そのため、費用を抑えて受験するには「両方をうまく組み合わせて受けるべき」です。
公開テストのスコアでないといけないのか、IPテストのスコアでも問題ないのかを確認したうえで、どちらを受験するか決めるとよいでしょう。
TOEIC IPテストは公開テストよりも簡単?
TOEIC IPテストのマークシート方式とオンライン方式、公開テストは、いずれも同程度の難易度となるよう、テスト問題の精査が行われています。
そのため、形式によって簡単だったり、難しかったりすることはありません。
むしろ、自分にとっての「テストの受けやすさ」を重視して本来の実力が出せるよう、検討すべきでしょう。
TOEIC IPテストのスコアは履歴書に書ける?
TOEIC IPテストのマークシート方式、オンライン方式のいずれも履歴書に書いて問題になることはありません。
しかし、前述したようにTOEIC公開テストのスコアを要求している組織に応募するならば、公開テストのスコアを履歴書に明記する必要があるでしょう。
とくに記載がない場合はIPテストであることを気にする必要はありません。
TOEIC IPテストのスコアに有効期限はある?
TOEICスコアに有効期限はありません。
しかし、IPテストのスコアレポートや公開テストの公式認定証を再発行できる期間には制限があります。
いずれも試験日から2年以内のものに限り再発行が可能です。
とくに有効期限はないものの、たとえば就職に際して大学入学時のスコアを提示すると「それ以後は英語を勉強してスコアを伸ばすという努力がされてない?」と思われる可能性もあります。
そのため、英語力をアピールする場面では少なくとも2年以内、できれば1年以内に取得したTOEICスコアを提示する方がよいでしょう。
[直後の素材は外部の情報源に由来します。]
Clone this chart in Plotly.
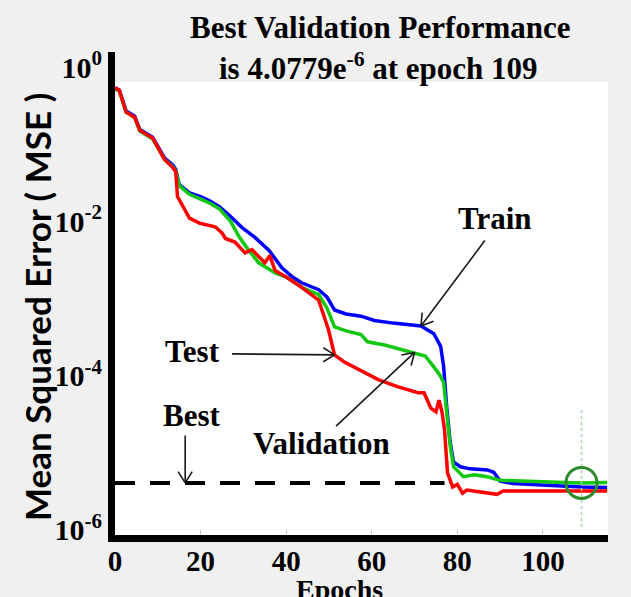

TOEIC IPテストと公開テストは目的に応じて使い分けるべき
TOEIC IPテストとTOEIC 公開テストについては、どちらか一方に決めるという二者択一ではなく、それぞれの違いや特性を理解したうえで使い分けることをおすすめします。
IPテストは英語学習のペースメーカーとして定期的に受けながら学習の指標にしつつ、実力がついてきたタイミングや、スコアが求められるタイミングでは公開テストを受験しておくのがよいでしょう。